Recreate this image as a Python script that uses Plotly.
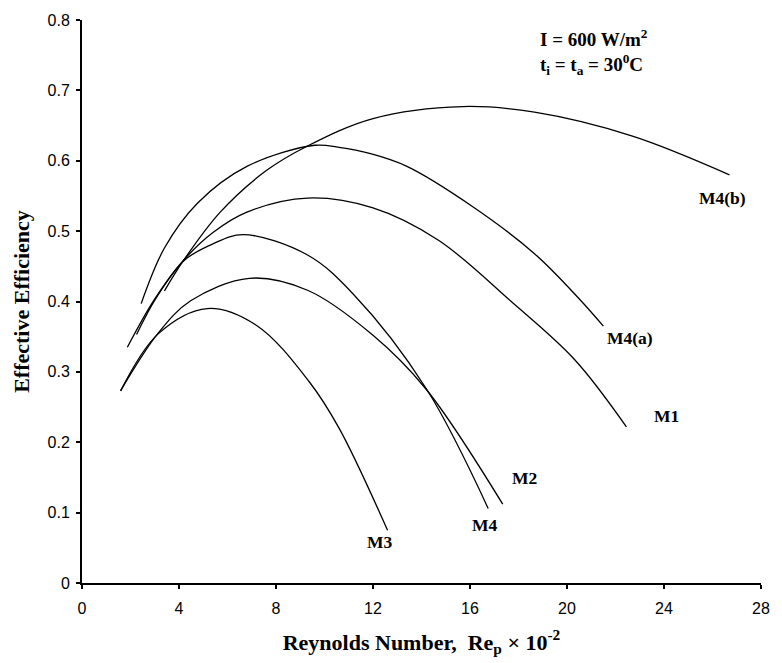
import plotly.graph_objects as go

# Data (x = Reynolds number x 10^-2, y = effective efficiency)
m1_x = [1.87, 2.97, 4.2, 5.4, 6.8, 9.3, 12.0, 14.7, 17.7, 20.3, 22.45]
m1_y = [0.335, 0.402, 0.459, 0.498, 0.527, 0.547, 0.533, 0.487, 0.400, 0.318, 0.222]

m2_x = [1.59, 3.14, 4.48, 6.9, 9.3, 12.0, 14.2, 17.35]
m2_y = [0.273, 0.355, 0.401, 0.433, 0.416, 0.352, 0.275, 0.112]

m3_x = [1.59, 3.14, 5.17, 7.2, 9.37, 10.6, 12.6]
m3_y = [0.273, 0.354, 0.390, 0.366, 0.286, 0.220, 0.075]

m4_x = [2.25, 3.04, 4.2, 5.4, 6.64, 9.3, 11.2, 14.2, 16.75]
m4_y = [0.353, 0.404, 0.458, 0.482, 0.495, 0.466, 0.410, 0.276, 0.106]

m4a_x = [2.44, 3.4, 4.77, 6.8, 9.6, 10.6, 11.9, 13.4, 16.1, 18.66, 20.5, 21.5]
m4a_y = [0.397, 0.476, 0.540, 0.592, 0.622, 0.619, 0.610, 0.592, 0.535, 0.468, 0.404, 0.365]

m4b_x = [3.4, 4.2, 5.7, 7.6, 9.3, 12.0, 15.7, 18.66, 22.7, 26.7]
m4b_y = [0.415, 0.459, 0.527, 0.586, 0.621, 0.660, 0.677, 0.669, 0.635, 0.580]

series = [
    ("M1", m1_x, m1_y, 24.1, 0.238),
    ("M2", m2_x, m2_y, 18.26, 0.149),
    ("M3", m3_x, m3_y, 12.3, 0.058),
    ("M4", m4_x, m4_y, 16.6, 0.082),
    ("M4(a)", m4a_x, m4a_y, 22.6, 0.348),
    ("M4(b)", m4b_x, m4b_y, 26.4, 0.547),
]

x_ticks = [0, 4, 8, 12, 16, 20, 24, 28]
y_ticks = [0, 0.1, 0.2, 0.3, 0.4, 0.5, 0.6, 0.7, 0.8]
y_tick_text = ["0", "0.1", "0.2", "0.3", "0.4", "0.5", "0.6", "0.7", "0.8"]

fig = go.Figure()
annotations = []
serif = "Liberation Serif, Times New Roman, serif"
label_font = dict(family=serif, size=17.5, color="black")
for name, xs, ys, lx, ly in series:
    fig.add_trace(go.Scatter(x=xs, y=ys, mode="lines", name=name,
                             line=dict(color="black", width=1.3, shape="spline", smoothing=1.0),
                             showlegend=False, hoverinfo="skip"))
    annotations.append(dict(x=lx, y=ly, xref="x", yref="y", text="<b>%s</b>" % name,
                            showarrow=False, font=label_font))

annotations.append(dict(x=0.671, y=0.9435, xref="paper", yref="paper", xanchor="left", yanchor="middle",
                        align="left",
                        text="<b>I = 600 W/m<sup>2</sup></b><br><b>t<sub>i</sub> = t<sub>a</sub> = 30<sup>0</sup>C</b>",
                        showarrow=False, font=dict(family=serif, size=19, color="black")))

axis_font = dict(family="Liberation Sans, Arial, sans-serif", size=16, color="black")
title_font = dict(family=serif, size=22, color="black")

fig.update_layout(
    width=782, height=663,
    margin=dict(l=82, r=13, t=14, b=74),
    paper_bgcolor="white", plot_bgcolor="white",
    annotations=annotations,
    xaxis=dict(range=[0, 28], tickvals=x_ticks, ticktext=[str(v) for v in x_ticks],
               showline=True, linecolor="black", linewidth=2, ticks="outside", ticklen=4,
               tickwidth=2, tickcolor="black", showgrid=False, zeroline=False, tickfont=axis_font,
               ticklabelstandoff=6,
               title=dict(text="<b>Reynolds Number,  Re<sub>p</sub> × 10<sup>-2</sup></b>",
                          font=title_font, standoff=18)),
    yaxis=dict(range=[0, 0.8], tickvals=y_ticks, ticktext=y_tick_text,
               showline=True, linecolor="black", linewidth=2, ticks="outside", ticklen=4,
               tickwidth=2, tickcolor="black", showgrid=False, zeroline=False, tickfont=axis_font,
               ticklabelstandoff=3,
               title=dict(text="<b>Effective Efficiency</b>", font=title_font, standoff=12)),
)

fig.write_html("out.html",
               config={"displayModeBar": False, "staticPlot": True},
               post_script="document.body.style.margin='0';document.body.style.overflow='hidden';")
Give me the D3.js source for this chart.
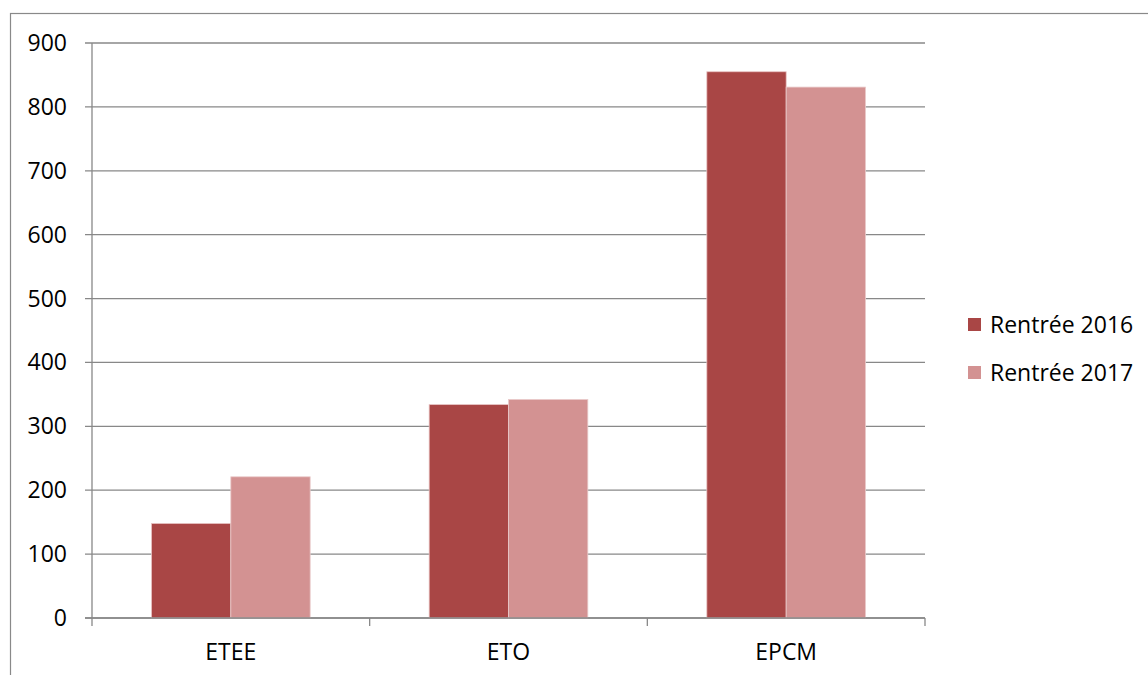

→ Written task
Gather each line of the listing containing the word "this" and show it.

→ The answer
Recreate this image as a Python script that uses Plotly.
Give me the D3.js source for this chart.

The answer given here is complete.